Effectiveness of Stock-based Compensation at the R&D/Staff Level in Taiwan
In Compensation Structure, Perceived Equity and Individual Performance of R&D
Professional: The Moderating Effects of Achievement Orientation, Uen and Chien examined the effectiveness of stock-based compensation at the R&D staff-level of high-tech firms, examining 258 high-tech firms in China. They found the following correlations:
- Compensation structure has a positive correlation to an employee’s perceived equity
- Employee perceived equity is positively correlated to individual performance
- Individual performance is affected by compensation structure through perceived equity
- The interaction of compensation structure and achievement orientation does influences perceived equity.

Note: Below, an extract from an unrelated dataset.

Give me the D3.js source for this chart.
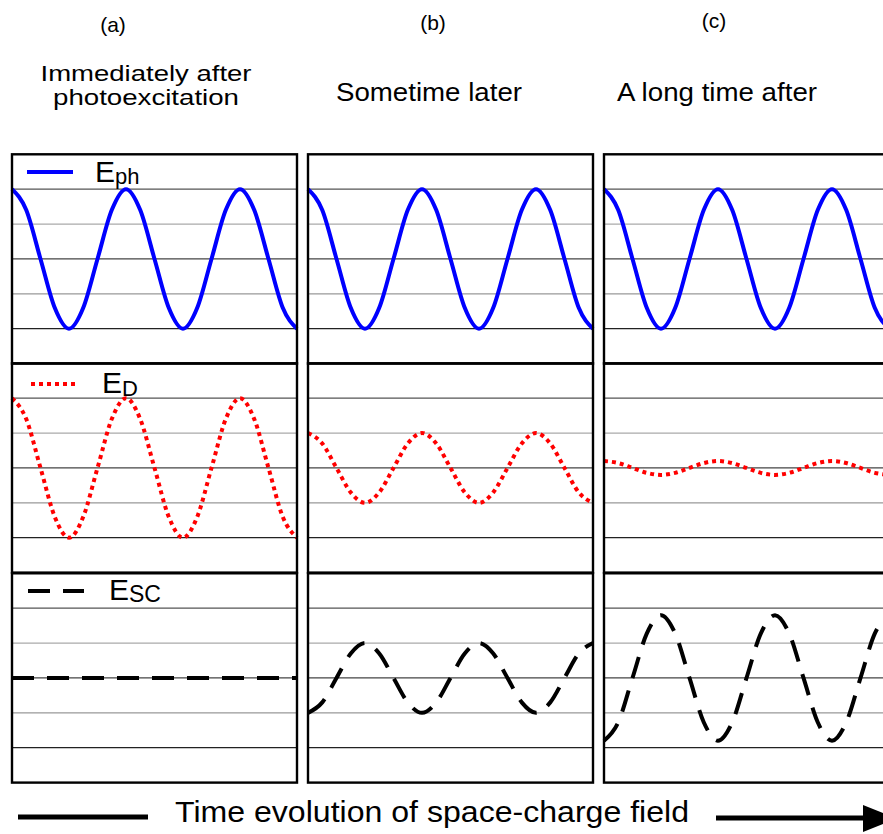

In short, they found that employees feeling of the fairness of their compensation to their level of input (effort, seniority, gender, amount of responsibility, working conditions, knowledge, skills, and abilities required by the job) in these high-tech firms was positively affected by their compensation structure's inclusion of stock-based compensation. This backs up Chui and Tsai’s findings regarding the positive correlation between stock-based compensation and psychological ownership.
Conclusion & Recommendation
We conclude from our study of China/Hong Kong and Taiwan that varying levels of maturity affects the effectiveness of stock-based compensation in incentivizing and retaining key employees for both larger companies (MNC’s and red-chip firms) and startups. For more mature markets such as Taiwan, stock-based compensation is an effective tool to attract, incentivize, and retain employees and is used as a tool against losing talent against MNCs. However, in China, the use of stock-based compensation is only implemented since the beginning of 2006 and is currently only limited to red-chip companies and MNCs that are publicly listed, commonly on the Hong Kong Stock Exchange. The use of stock-based compensation for startups in China are not as common because employees can only exercise their option if the underlying stock is publicly listed. However, we foresee that China will update its regulations on stock-based compensation for startup companies in the future to become more similar to the US, and in turn allow startups to attract and retain employees through the stock-based compensation.